Do que está sendo discutido e que vem sempre à tona, como agora, com o lançamento do livro que aponta os erres do Catecismo amarelo, só quero pontuar que é muito importante que os apostolados, especialmente leigos, tenham cuidado com as almas mais simples. Houve um momento em que eu mesmo assumia uma postura mais agressiva e muito combativa, aqui, porque me revirava o estômago ver um papa ensinando — abertamente e com pertinácia —, grosseiras heresias, com potencial de levar almas para o Inferno (o que não é possível segundo o dogma, diga-se de passagem). Mas, com o tempo, percebi que isso era inútil, porque muitos simplesmente não aceitam, recusam-se a encarar os fatos e se fecham obstinadamente para a realidade objetiva. Estes imaginam que a solução é atirar no mensageiro. Se eu cito um fato, sou eu o culpado, porque estou “falando mal do papa” e estou “causando divisão”. Por amor a estas almas e temor de Deus, amenizei o meu tom e tenho tomado mais cuidado.
Por outro lado, é curioso notar que o próprio Código de Direito Canônico atual garante aos leigos o direito de se manifestarem publicamente e, mais do que isso, até lhes imputa o dever de fazê-lo:
“§2. Os fiéis, conscientes da sua responsabilidade, têm o direito de manifestar aos pastores da igreja as próprias necessidades, principalmente espirituais, e os próprios anseios.“§3. De acordo com a ciência, a competência e o prestígio de que gozam, têm os leigos o direito e, às vezes, até o dever de manifestar aos pastores sagrados a própria opinião sobre o que afeta o bem da igreja e, ressalvando a integridade da fé e dos costumes e a reverência para com os pastores, levando em conta a utilidade comum e a dignidade das pessoas, que deem a conhecer essa sua opinião também aos outros fiéis.
(Peso do CDC 212)
Alguns acusam o CDB de “surfar” na crise da Igreja para fazer marketing e vender livros. Eu penso que, ao menos na maioria dos casos, eles estão certos nas suas posições, mas às vezes também vejo uma soberba problemática, e me parece que se excedem em alguns pontos. Todo diretor de apostolado precisa ter em alta conta o risco de fazer perder almas, e isso pode acontecer por um desleixo na forma de dizer as coisas, de dar uma notícia, mesmo que verdadeira. Muitos simplesmente não estão preparados para isso e podem até perder a Fé com os escândalos.
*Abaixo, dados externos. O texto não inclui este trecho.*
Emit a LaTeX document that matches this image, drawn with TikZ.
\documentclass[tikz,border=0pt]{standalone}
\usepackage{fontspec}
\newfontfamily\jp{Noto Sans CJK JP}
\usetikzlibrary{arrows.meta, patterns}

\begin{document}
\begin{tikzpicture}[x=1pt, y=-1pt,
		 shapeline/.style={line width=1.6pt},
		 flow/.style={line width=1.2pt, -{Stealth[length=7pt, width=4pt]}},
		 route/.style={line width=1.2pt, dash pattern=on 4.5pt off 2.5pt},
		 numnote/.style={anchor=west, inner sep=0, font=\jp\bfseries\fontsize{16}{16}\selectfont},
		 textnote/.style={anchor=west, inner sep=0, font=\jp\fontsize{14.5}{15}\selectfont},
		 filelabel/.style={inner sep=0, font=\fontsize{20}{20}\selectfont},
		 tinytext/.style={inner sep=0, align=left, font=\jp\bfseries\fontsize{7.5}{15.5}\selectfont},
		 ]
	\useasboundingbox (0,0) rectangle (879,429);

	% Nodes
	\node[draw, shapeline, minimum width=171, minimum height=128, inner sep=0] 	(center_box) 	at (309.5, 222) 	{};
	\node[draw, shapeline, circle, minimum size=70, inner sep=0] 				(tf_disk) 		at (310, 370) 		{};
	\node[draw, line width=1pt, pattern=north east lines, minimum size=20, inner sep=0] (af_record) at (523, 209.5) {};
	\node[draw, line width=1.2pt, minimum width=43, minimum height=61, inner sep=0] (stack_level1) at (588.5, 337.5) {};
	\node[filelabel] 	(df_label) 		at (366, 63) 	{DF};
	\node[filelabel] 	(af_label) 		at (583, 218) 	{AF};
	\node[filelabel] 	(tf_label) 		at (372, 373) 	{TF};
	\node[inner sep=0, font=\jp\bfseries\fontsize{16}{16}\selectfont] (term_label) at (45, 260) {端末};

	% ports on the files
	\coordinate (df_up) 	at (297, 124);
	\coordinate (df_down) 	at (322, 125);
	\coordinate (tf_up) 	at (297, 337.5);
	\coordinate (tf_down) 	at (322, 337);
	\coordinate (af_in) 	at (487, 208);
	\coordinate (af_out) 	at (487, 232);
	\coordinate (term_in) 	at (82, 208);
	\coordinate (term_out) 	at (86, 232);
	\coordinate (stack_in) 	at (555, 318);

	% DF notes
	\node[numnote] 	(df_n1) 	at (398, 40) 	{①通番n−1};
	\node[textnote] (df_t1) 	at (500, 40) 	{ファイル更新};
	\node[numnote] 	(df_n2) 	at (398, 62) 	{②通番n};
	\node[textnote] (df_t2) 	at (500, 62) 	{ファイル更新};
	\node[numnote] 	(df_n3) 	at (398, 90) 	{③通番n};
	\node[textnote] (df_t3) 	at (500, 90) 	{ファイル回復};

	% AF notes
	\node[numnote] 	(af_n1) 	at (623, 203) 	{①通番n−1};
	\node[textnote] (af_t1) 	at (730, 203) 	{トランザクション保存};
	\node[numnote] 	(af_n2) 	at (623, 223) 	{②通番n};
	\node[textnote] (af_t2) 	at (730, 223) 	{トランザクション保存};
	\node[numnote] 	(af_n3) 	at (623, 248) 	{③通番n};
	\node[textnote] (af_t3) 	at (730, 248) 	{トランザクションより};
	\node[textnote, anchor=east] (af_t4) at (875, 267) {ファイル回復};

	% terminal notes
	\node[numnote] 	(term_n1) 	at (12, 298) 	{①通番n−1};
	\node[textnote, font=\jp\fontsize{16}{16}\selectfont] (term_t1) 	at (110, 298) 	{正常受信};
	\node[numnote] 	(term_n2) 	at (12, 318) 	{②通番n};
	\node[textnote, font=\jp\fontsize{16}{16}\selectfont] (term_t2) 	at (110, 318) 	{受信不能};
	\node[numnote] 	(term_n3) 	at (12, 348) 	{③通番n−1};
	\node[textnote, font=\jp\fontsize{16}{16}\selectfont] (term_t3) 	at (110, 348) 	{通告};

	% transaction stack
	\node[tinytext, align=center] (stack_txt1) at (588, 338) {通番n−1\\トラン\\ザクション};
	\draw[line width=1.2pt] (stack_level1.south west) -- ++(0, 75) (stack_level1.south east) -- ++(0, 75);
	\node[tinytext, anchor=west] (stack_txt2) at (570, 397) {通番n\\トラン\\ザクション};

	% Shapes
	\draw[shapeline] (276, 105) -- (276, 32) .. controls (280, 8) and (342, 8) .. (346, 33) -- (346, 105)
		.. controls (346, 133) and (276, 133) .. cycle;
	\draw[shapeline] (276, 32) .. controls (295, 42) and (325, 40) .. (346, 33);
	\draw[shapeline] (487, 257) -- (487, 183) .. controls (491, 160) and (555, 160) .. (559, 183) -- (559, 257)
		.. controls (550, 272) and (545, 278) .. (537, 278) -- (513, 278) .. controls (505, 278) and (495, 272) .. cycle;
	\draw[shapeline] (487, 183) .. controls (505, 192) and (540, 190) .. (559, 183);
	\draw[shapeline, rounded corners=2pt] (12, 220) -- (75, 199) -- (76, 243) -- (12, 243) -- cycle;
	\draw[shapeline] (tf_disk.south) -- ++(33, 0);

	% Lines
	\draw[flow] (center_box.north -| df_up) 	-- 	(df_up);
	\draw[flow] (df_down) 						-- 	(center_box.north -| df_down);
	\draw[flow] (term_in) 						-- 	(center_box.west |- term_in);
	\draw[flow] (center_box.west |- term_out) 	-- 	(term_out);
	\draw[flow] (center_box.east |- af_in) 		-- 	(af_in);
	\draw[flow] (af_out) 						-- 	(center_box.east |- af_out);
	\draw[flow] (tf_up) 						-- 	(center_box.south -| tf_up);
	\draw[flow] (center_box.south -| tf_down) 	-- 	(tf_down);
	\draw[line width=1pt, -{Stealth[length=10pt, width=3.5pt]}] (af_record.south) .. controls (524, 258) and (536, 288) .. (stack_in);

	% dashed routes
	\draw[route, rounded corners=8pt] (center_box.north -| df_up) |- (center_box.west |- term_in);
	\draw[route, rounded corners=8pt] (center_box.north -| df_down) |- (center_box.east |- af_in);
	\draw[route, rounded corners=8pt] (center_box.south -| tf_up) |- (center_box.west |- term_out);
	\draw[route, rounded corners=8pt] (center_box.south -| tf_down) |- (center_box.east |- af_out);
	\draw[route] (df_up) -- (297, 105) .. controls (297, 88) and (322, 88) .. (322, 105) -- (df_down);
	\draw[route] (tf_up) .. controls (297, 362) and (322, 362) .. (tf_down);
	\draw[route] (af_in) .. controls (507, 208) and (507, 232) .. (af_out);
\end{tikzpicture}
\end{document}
Mesmo assim, se a oposição que eles (e muitos outros) têm feito representa um mal para a Igreja, então eu tenho que dizer que esse é um mal necessário. Diante do que está acontecendo, não há como não surgirem reações desse tipo, porque se os príncipes da Igreja se calam, então “as pedras clamarão” (Lc 19,40).
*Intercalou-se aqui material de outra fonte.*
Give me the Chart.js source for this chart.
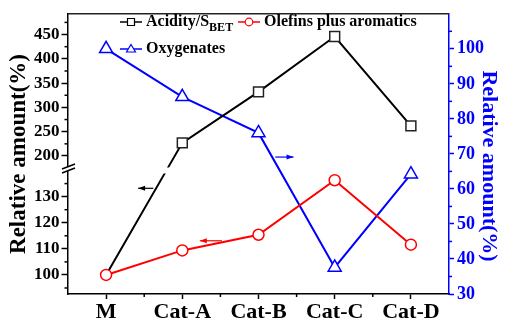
<!DOCTYPE html>
<html>
<head>
<meta charset="utf-8">
<script src="https://cdn.jsdelivr.net/npm/chart.js@4.4.0/dist/chart.umd.min.js"></script>
<style>
  html, body { margin: 0; padding: 0; background: #fff; }
</style>
</head>
<body>
<canvas id="chart" width="505" height="322"></canvas>
<script>
const categories = ['M', 'Cat-A', 'Cat-B', 'Cat-C', 'Cat-D'];
const acidity = [100, 227, 332, 446, 262];
const olefins = [100, 109.4, 115.4, 136.3, 111.6];
const oxygenates = [100, 86.3, 76.0, 37.6, 64.2];

const left_ticks = [100, 110, 120, 130, 200, 250, 300, 350, 400, 450];
const left_minor = [95, 105, 115, 125, 135, 225, 275, 325, 375, 425, 475];
const right_minor = [35, 45, 55, 65, 75, 85, 95, 105];
const x_minor = [0.5, 1.5, 2.5, 3.5];

// left axis is broken in two parts
const low_range = [92.7, 140.8];
const high_range = [174.3, 492.7];
const low_share = 0.448;

const serif = "'Liberation Serif', 'Times New Roman', serif";
const blue = '#0000ff';
const red = '#ff0000';

class BrokenScale extends Chart.LinearScale {
  static id = 'broken';
  buildTicks() {
    this.min = low_range[0];
    this.max = high_range[1];
    return left_ticks.map(v => ({ value: v }));
  }
  getPixelForValue(v) {
    if (v === null || v === undefined || isNaN(v)) return NaN;
    let d;
    if (v <= low_range[1]) d = (v - low_range[0]) / (low_range[1] - low_range[0]) * low_share;
    else if (v >= high_range[0]) d = low_share + (v - high_range[0]) / (high_range[1] - high_range[0]) * (1 - low_share);
    else d = low_share;
    return this.getPixelForDecimal(d);
  }
  getValueForPixel(p) {
    const d = this.getDecimalForPixel(p);
    if (d <= low_share) return low_range[0] + d / low_share * (low_range[1] - low_range[0]);
    return high_range[0] + (d - low_share) / (1 - low_share) * (high_range[1] - high_range[0]);
  }
}
Chart.register(BrokenScale);

function line(ctx, x1, y1, x2, y2) {
  ctx.beginPath(); ctx.moveTo(x1, y1); ctx.lineTo(x2, y2); ctx.stroke();
}

function arrow(ctx, x1, x2, y, color) {
  ctx.strokeStyle = color; ctx.fillStyle = color; ctx.lineWidth = 1.2;
  line(ctx, x1, y, x2, y);
  const dir = Math.sign(x2 - x1);
  ctx.beginPath();
  ctx.moveTo(x2, y);
  ctx.lineTo(x2 - dir * 7, y - 2.5);
  ctx.lineTo(x2 - dir * 7, y + 2.5);
  ctx.closePath(); ctx.fill();
}

function marker(ctx, style, x, y, color) {
  ctx.strokeStyle = color; ctx.fillStyle = '#fff'; ctx.lineWidth = 1.2;
  ctx.beginPath();
  if (style === 'rect') ctx.rect(x - 3.5, y - 3.5, 7, 7);
  else if (style === 'circle') ctx.arc(x, y, 3.8, 0, Math.PI * 2);
  else { ctx.moveTo(x, y - 4.5); ctx.lineTo(x + 4.5, y + 3); ctx.lineTo(x - 4.5, y + 3); ctx.closePath(); }
  ctx.fill(); ctx.stroke();
}

function legend_item(ctx, x, y, color, style, label, sub) {
  ctx.strokeStyle = color; ctx.lineWidth = 1.5;
  line(ctx, x, y, x + 22, y);
  marker(ctx, style, x + 11, y, color);
  ctx.fillStyle = '#000';
  ctx.font = 'bold 16px ' + serif;
  ctx.textAlign = 'left'; ctx.textBaseline = 'middle';
  ctx.fillText(label, x + 26, y);
  if (sub) {
    const w = ctx.measureText(label).width;
    ctx.font = 'bold 12px ' + serif;
    ctx.fillText(sub, x + 26 + w, y + 6);
  }
}

const decorations = {
  id: 'decorations',
  afterDraw(chart) {
    const ctx = chart.ctx;
    const xs = chart.scales.x, yl = chart.scales.yl, yr = chart.scales.yr;
    const area = chart.chartArea;
    ctx.save();

    // top frame
    ctx.strokeStyle = '#222'; ctx.lineWidth = 1.5;
    line(ctx, area.left, area.top, area.right, area.top);

    // minor ticks
    ctx.strokeStyle = '#000'; ctx.lineWidth = 1.5;
    left_minor.forEach(v => { const y = yl.getPixelForValue(v); line(ctx, area.left - 3.5, y, area.left, y); });
    x_minor.forEach(v => { const x = xs.getPixelForValue(v); line(ctx, x, area.bottom, x, area.bottom + 3); });
    ctx.strokeStyle = blue;
    right_minor.forEach(v => { const y = yr.getPixelForValue(v); line(ctx, area.right, y, area.right + 3, y); });

    // break mark on the left axis and gap in the acidity line
    const yb = area.bottom - low_share * (area.bottom - area.top);
    const x0 = area.left;
    ctx.fillStyle = '#fff';
    ctx.beginPath();
    ctx.moveTo(x0 - 6, yb + 0.5); ctx.lineTo(x0 + 7, yb - 4.5);
    ctx.lineTo(x0 + 7, yb - 0.5); ctx.lineTo(x0 - 6, yb + 4.5);
    ctx.closePath(); ctx.fill();
    ctx.strokeStyle = '#000'; ctx.lineWidth = 1.5;
    line(ctx, x0 - 6, yb + 0.5, x0 + 7, yb - 4.5);
    line(ctx, x0 - 6, yb + 4.5, x0 + 7, yb - 0.5);

    const pts = chart.getDatasetMeta(0).data;
    for (let i = 0; i < pts.length - 1; i++) {
      const a = pts[i], b = pts[i + 1];
      if ((a.y - yb) * (b.y - yb) < 0) {
        const x = a.x + (b.x - a.x) * (yb - a.y) / (b.y - a.y);
        ctx.fillRect(x - 5, yb - 1, 10, 6);
      }
    }

    // arrows pointing to the axes
    arrow(ctx, xs.getPixelForValue(0.62), xs.getPixelForValue(0.42), yl.getPixelForValue(133.2), '#000');
    arrow(ctx, xs.getPixelForValue(1.52), xs.getPixelForValue(1.23), yl.getPixelForValue(113.1), red);
    arrow(ctx, xs.getPixelForValue(2.22), xs.getPixelForValue(2.46), yr.getPixelForValue(69.1), blue);

    // legend
    legend_item(ctx, 120, 22, '#000', 'rect', 'Acidity/S', 'BET');
    legend_item(ctx, 238, 22, red, 'circle', 'Olefins plus aromatics');
    legend_item(ctx, 120, 49, blue, 'triangle', 'Oxygenates');

    // axis titles
    ctx.font = 'bold 23px ' + serif;
    ctx.textAlign = 'center'; ctx.textBaseline = 'middle';
    ctx.fillStyle = '#000';
    ctx.save(); ctx.translate(19, 154); ctx.rotate(-Math.PI / 2);
    ctx.fillText('Relative amount(%)', 0, 0); ctx.restore();
    ctx.font = 'bold 22px ' + serif;
    ctx.fillStyle = blue;
    ctx.save(); ctx.translate(489, 166); ctx.rotate(Math.PI / 2);
    ctx.fillText('Relative amount(%)', 0, 0); ctx.restore();

    ctx.restore();
  }
};

new Chart(document.getElementById('chart').getContext('2d'), {
  type: 'line',
  data: {
    labels: categories,
    datasets: [{
      label: 'Acidity/SBET',
      data: acidity,
      yAxisID: 'yl',
      borderColor: '#000',
      borderWidth: 2,
      pointStyle: 'rect',
      pointRadius: ctx => ctx.dataIndex === 0 ? 0 : 7,
      pointBorderWidth: 1.5,
      pointBackgroundColor: '#fff',
      pointBorderColor: '#222',
      order: 1
    }, {
      label: 'Olefins plus aromatics',
      data: olefins,
      yAxisID: 'yl',
      borderColor: red,
      borderWidth: 2,
      pointStyle: 'circle',
      pointRadius: 5.5,
      pointBorderWidth: 1.5,
      pointBackgroundColor: '#fff',
      pointBorderColor: red,
      order: 0
    }, {
      label: 'Oxygenates',
      data: oxygenates,
      yAxisID: 'yr',
      borderColor: blue,
      borderWidth: 2,
      pointStyle: 'triangle',
      pointRadius: 7.5,
      pointBorderWidth: 1.5,
      pointBackgroundColor: '#fff',
      pointBorderColor: blue,
      order: 2
    }]
  },
  options: {
    responsive: false,
    animation: false,
    devicePixelRatio: 1,
    layout: { padding: { top: 12, left: 0, right: 0, bottom: 0 } },
    plugins: { legend: { display: false }, tooltip: { enabled: false } },
    scales: {
      x: {
        type: 'category',
        offset: true,
        grid: { offset: false, drawOnChartArea: false, tickLength: 5, tickWidth: 1.5, tickColor: '#000' },
        border: { color: '#000', width: 1.5 },
        ticks: { color: '#000', font: { family: serif, size: 22, weight: 'bold' }, padding: 0, maxRotation: 0, autoSkip: false },
        afterFit: s => { s.height = 28; }
      },
      yl: {
        type: 'broken',
        position: 'left',
        grid: { drawOnChartArea: false, tickLength: 6.5, tickWidth: 1.5, tickColor: '#000' },
        border: { color: '#000', width: 1.5 },
        ticks: { color: '#000', font: { family: serif, size: 17, weight: 'bold' }, padding: 2, callback: v => String(v) },
        afterFit: s => { s.width = 68; }
      },
      yr: {
        type: 'linear',
        position: 'right',
        min: 30,
        max: 110,
        grid: { drawOnChartArea: false, tickLength: 5, tickWidth: 1.5, tickColor: blue },
        border: { color: blue, width: 1.5 },
        ticks: { color: blue, stepSize: 10, font: { family: serif, size: 18, weight: 'bold' }, padding: 3 },
        afterBuildTicks: s => { s.ticks = s.ticks.filter(t => t.value <= 100); },
        afterFit: s => { s.width = 56; }
      }
    }
  },
  plugins: [decorations]
});
</script>
</body>
</html>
A verdade deve ser dita e proclamada, do alto dos telhados (Lc 12,3; Mt 10,27), e se aqueles que foram incumbidos dessa missão se acovardam e se escondem, então o servo mais indigno terá que se encarregar dela.
O glorioso São Miguel Arcanjo, de origem, não era um Anjo de primeiro escalão, mas por sua fidelidade mediante a traição do poderosíssimo Lúcifer (que devia ‘portar e ostentar a Luz’, mas preferiu a desobediência), tornou-se o grande Príncipe das milícias celestes.